### Dataset extract
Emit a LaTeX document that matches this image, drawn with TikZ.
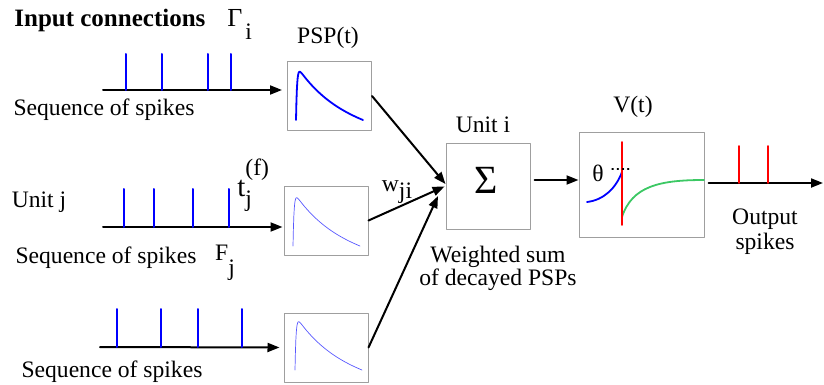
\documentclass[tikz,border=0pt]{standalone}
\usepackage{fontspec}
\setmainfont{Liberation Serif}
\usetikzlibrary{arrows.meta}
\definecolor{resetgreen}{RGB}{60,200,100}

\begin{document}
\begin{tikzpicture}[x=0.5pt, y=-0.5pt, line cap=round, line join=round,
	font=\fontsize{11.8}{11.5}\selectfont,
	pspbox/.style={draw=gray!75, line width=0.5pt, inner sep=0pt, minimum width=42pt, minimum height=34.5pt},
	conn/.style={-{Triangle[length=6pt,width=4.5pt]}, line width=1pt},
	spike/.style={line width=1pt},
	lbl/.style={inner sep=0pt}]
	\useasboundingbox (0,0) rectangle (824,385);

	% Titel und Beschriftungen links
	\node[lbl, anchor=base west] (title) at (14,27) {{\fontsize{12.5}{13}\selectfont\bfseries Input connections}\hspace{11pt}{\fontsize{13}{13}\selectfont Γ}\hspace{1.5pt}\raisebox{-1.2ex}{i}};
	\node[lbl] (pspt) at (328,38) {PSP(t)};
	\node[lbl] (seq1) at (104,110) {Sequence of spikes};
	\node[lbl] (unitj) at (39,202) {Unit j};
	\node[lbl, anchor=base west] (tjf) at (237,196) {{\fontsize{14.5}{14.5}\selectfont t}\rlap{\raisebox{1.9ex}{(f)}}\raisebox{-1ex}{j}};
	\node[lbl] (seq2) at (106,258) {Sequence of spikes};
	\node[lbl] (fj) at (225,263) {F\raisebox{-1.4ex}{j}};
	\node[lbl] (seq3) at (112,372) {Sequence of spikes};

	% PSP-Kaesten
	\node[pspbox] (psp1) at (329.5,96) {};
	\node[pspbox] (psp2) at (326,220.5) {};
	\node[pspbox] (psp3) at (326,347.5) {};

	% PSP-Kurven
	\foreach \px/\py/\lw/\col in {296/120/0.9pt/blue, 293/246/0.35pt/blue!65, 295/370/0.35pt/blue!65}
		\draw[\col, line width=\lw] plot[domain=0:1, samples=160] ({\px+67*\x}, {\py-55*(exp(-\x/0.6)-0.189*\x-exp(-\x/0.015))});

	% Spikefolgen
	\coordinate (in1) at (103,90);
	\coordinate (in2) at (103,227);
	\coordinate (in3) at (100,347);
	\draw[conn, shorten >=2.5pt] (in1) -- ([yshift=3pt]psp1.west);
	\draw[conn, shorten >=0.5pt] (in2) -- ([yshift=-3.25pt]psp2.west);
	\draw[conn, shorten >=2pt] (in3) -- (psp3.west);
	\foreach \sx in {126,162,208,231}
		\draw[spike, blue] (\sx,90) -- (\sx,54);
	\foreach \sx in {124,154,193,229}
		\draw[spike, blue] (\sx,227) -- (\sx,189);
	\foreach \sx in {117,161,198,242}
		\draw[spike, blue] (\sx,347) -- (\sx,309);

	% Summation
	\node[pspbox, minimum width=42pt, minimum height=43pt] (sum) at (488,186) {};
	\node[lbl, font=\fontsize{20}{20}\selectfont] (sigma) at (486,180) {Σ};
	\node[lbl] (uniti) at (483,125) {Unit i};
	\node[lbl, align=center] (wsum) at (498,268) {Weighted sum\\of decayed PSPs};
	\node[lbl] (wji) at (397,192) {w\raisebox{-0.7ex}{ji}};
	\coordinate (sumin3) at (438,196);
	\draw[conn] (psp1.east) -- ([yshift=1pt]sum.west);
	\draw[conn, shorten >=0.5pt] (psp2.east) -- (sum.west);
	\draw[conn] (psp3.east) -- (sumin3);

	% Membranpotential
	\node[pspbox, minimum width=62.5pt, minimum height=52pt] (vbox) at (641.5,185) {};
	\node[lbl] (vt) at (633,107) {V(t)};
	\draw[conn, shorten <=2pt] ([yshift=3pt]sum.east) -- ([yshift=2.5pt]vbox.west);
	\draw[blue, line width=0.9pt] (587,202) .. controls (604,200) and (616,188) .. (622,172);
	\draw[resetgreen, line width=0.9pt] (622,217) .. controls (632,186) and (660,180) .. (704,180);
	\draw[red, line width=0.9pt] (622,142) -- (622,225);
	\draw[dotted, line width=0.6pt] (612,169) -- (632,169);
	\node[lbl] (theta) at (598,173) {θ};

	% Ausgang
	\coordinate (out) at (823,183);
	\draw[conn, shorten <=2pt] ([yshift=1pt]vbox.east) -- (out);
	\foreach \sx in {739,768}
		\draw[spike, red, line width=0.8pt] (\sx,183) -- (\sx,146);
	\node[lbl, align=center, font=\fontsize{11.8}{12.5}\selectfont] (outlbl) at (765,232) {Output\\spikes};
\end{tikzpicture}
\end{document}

==

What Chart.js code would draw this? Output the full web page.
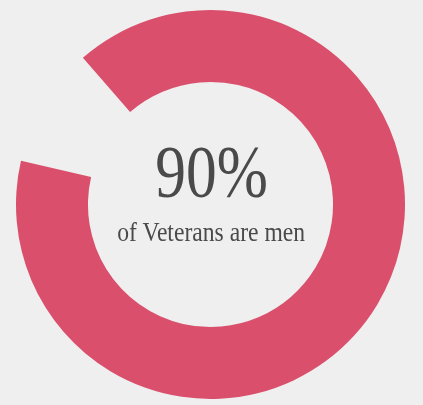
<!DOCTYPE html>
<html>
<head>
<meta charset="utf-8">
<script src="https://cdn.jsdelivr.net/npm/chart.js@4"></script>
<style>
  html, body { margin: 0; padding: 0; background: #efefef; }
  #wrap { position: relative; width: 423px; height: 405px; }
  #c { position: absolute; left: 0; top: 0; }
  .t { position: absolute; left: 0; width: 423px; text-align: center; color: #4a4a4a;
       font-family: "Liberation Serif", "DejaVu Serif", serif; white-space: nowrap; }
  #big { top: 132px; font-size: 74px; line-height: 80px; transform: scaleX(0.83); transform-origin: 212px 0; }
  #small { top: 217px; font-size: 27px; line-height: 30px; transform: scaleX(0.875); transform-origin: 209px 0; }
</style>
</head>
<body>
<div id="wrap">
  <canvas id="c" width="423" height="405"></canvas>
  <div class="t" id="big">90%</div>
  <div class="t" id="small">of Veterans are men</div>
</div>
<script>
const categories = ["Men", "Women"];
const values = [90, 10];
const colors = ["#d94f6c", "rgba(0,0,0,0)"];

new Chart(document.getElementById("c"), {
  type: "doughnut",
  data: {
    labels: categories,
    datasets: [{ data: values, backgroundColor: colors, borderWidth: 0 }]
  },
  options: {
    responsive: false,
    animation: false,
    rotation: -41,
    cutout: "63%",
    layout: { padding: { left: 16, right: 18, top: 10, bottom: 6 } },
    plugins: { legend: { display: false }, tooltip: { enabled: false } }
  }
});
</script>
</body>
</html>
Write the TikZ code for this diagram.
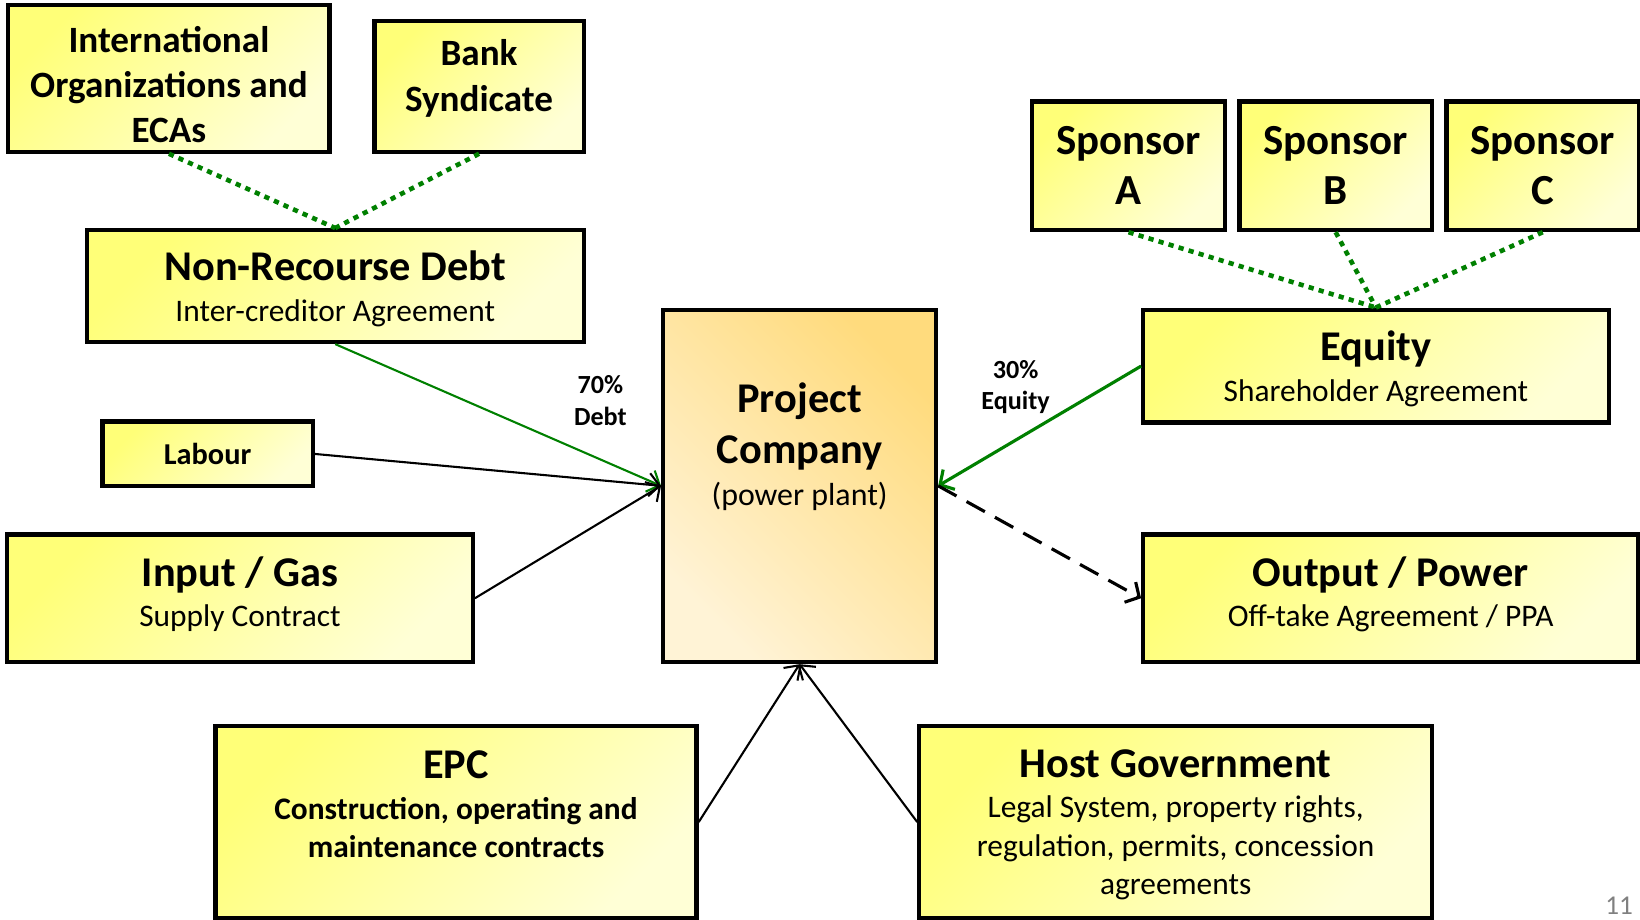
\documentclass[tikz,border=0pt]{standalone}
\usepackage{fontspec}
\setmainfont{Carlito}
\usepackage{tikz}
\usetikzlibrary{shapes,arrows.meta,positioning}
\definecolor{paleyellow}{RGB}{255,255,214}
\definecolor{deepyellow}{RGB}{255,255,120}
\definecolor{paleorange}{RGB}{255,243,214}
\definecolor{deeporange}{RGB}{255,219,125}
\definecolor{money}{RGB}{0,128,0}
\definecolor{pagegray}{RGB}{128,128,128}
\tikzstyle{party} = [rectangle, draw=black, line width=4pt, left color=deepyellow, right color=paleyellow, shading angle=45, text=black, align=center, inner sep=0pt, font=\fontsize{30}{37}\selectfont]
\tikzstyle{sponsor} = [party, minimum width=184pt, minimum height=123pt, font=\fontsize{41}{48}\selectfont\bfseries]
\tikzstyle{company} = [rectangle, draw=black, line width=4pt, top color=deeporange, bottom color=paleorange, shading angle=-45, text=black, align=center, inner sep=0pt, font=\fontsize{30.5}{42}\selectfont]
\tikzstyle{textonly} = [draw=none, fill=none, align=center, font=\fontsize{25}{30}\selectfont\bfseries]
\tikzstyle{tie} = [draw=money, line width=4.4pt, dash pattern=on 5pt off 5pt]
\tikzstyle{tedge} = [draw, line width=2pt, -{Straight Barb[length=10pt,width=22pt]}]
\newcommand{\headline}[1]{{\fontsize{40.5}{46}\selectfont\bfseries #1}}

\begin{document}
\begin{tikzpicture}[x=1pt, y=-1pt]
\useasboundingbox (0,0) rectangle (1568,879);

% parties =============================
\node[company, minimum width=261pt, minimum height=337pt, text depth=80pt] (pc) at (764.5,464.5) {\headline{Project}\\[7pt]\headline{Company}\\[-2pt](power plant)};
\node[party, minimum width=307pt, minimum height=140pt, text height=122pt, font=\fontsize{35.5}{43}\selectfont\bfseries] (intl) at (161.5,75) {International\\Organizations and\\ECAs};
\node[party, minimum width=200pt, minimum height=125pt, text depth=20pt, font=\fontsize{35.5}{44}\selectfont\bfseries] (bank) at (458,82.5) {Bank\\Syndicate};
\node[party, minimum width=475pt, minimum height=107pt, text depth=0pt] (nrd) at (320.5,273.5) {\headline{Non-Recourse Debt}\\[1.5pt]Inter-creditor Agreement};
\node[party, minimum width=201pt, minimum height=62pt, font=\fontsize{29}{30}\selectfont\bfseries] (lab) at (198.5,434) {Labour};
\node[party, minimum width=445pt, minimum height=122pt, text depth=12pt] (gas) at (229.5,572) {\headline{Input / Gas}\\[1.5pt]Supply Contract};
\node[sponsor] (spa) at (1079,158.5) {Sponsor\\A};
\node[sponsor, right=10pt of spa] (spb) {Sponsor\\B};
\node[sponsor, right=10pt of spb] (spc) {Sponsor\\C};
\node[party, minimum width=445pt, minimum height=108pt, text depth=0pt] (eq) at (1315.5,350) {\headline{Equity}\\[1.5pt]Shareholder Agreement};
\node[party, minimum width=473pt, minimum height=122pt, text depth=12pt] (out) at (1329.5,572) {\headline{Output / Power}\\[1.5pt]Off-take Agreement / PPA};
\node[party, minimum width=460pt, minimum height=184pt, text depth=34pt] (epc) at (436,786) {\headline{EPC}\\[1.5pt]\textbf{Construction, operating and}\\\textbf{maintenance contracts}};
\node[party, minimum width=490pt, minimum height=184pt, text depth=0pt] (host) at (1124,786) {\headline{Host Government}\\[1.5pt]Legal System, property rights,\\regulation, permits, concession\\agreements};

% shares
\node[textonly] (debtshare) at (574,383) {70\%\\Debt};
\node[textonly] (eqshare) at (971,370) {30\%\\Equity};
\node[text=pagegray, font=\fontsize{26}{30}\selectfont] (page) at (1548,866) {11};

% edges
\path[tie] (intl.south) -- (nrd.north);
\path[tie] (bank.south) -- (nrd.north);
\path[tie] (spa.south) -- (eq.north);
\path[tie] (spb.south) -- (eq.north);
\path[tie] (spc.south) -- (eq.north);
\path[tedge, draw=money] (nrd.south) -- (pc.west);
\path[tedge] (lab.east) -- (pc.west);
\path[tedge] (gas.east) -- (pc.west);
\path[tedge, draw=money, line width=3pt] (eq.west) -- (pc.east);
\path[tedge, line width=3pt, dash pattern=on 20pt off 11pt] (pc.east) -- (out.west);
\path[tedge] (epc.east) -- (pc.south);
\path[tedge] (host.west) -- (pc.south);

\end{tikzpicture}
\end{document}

* * *

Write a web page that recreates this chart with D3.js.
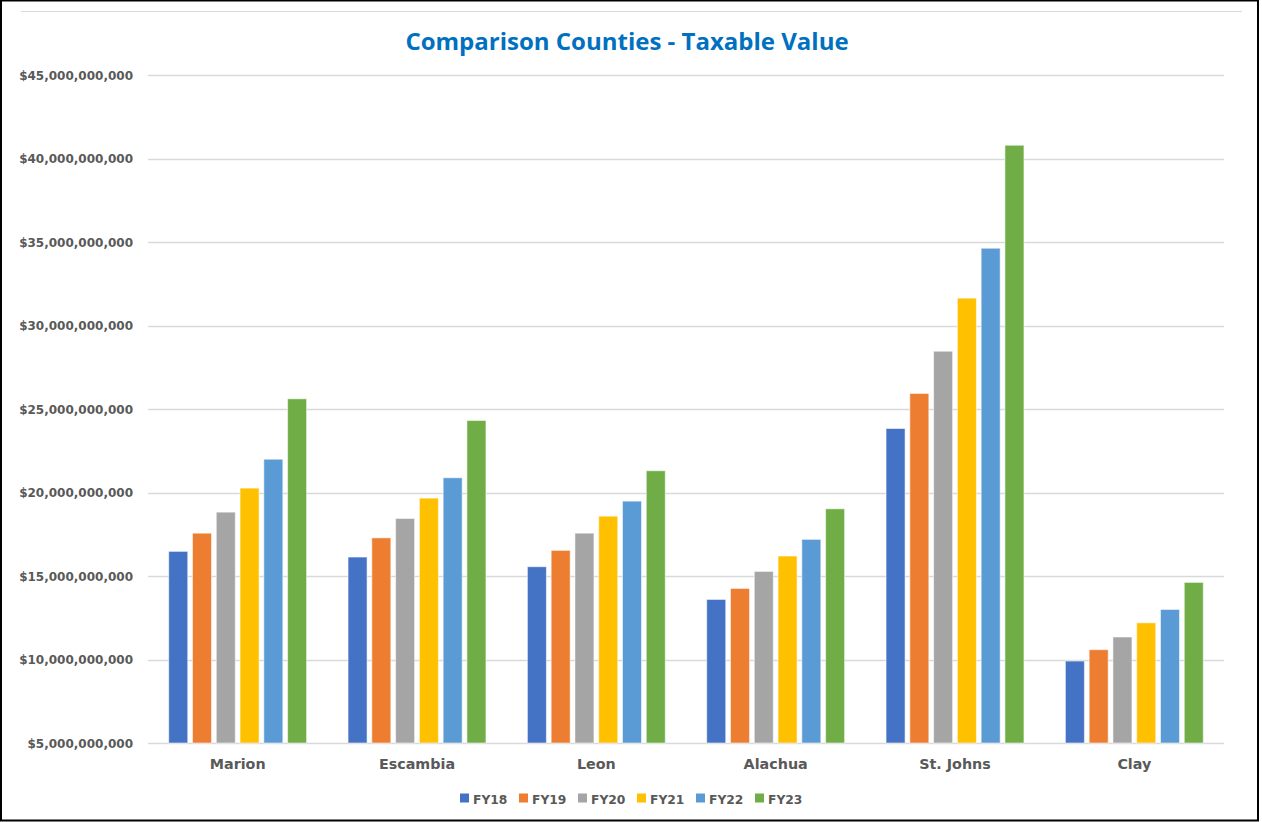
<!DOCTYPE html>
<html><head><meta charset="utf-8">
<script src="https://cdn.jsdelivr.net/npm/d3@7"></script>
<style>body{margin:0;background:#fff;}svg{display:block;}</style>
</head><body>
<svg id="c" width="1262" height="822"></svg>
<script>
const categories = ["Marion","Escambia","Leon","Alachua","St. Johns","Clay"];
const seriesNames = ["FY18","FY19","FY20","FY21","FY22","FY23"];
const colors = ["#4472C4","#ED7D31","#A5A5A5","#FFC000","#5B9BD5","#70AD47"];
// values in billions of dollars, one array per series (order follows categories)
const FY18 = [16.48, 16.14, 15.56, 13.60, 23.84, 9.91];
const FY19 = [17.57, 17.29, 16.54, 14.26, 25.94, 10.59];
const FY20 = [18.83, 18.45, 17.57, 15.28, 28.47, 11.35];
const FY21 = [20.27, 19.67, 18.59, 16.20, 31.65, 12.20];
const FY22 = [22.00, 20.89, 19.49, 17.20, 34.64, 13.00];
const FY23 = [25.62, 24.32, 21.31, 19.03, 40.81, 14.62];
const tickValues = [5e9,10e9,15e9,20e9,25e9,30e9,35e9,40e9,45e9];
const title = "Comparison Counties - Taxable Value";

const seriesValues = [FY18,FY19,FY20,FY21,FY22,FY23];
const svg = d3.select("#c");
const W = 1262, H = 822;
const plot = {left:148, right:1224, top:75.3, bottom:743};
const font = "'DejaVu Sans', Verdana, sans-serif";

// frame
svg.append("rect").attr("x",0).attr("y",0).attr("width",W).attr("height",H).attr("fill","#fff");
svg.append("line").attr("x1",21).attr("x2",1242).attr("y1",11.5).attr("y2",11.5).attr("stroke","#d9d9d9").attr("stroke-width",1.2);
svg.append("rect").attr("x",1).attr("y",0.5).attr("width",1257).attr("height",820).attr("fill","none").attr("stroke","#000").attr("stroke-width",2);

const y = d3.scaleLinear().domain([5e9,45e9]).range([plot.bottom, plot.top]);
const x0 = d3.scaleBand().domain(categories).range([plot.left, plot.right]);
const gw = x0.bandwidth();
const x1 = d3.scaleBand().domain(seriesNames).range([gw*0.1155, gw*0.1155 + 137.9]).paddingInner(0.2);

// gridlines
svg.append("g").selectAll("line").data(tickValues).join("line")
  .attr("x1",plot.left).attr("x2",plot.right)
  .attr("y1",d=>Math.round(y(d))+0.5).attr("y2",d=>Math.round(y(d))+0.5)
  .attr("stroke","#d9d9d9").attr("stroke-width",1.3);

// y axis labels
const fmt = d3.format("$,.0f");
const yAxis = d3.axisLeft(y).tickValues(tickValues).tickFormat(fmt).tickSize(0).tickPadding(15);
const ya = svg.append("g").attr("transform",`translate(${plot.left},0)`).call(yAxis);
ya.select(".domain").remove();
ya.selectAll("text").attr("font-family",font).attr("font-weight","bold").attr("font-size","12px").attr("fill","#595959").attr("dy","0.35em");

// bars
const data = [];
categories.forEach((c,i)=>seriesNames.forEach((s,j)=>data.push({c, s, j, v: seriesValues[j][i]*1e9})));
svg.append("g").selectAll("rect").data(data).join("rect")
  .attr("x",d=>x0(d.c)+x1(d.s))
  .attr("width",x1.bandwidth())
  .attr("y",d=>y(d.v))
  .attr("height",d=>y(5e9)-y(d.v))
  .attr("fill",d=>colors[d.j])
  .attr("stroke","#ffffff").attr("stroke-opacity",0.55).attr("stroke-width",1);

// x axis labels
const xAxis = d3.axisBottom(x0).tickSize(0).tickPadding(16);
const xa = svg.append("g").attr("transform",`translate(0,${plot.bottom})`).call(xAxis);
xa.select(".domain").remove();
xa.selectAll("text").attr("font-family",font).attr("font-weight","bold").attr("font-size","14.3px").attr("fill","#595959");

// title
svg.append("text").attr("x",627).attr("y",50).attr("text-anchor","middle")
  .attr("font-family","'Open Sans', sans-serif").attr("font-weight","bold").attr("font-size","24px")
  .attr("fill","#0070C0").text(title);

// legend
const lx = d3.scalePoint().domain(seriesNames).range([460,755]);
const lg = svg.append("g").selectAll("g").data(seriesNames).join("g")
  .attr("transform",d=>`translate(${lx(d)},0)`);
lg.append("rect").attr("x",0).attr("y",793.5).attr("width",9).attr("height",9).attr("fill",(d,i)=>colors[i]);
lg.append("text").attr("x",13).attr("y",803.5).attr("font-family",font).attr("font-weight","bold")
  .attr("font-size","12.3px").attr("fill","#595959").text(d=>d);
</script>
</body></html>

### Work to be completed
Gather each line holding the string "this".

### Task response
Emit a LaTeX document that matches this image, drawn with TikZ.
What Chart.js code would draw this? Output the full web page.
Write the TikZ code for this diagram.
Write a web page that recreates this chart with D3.js.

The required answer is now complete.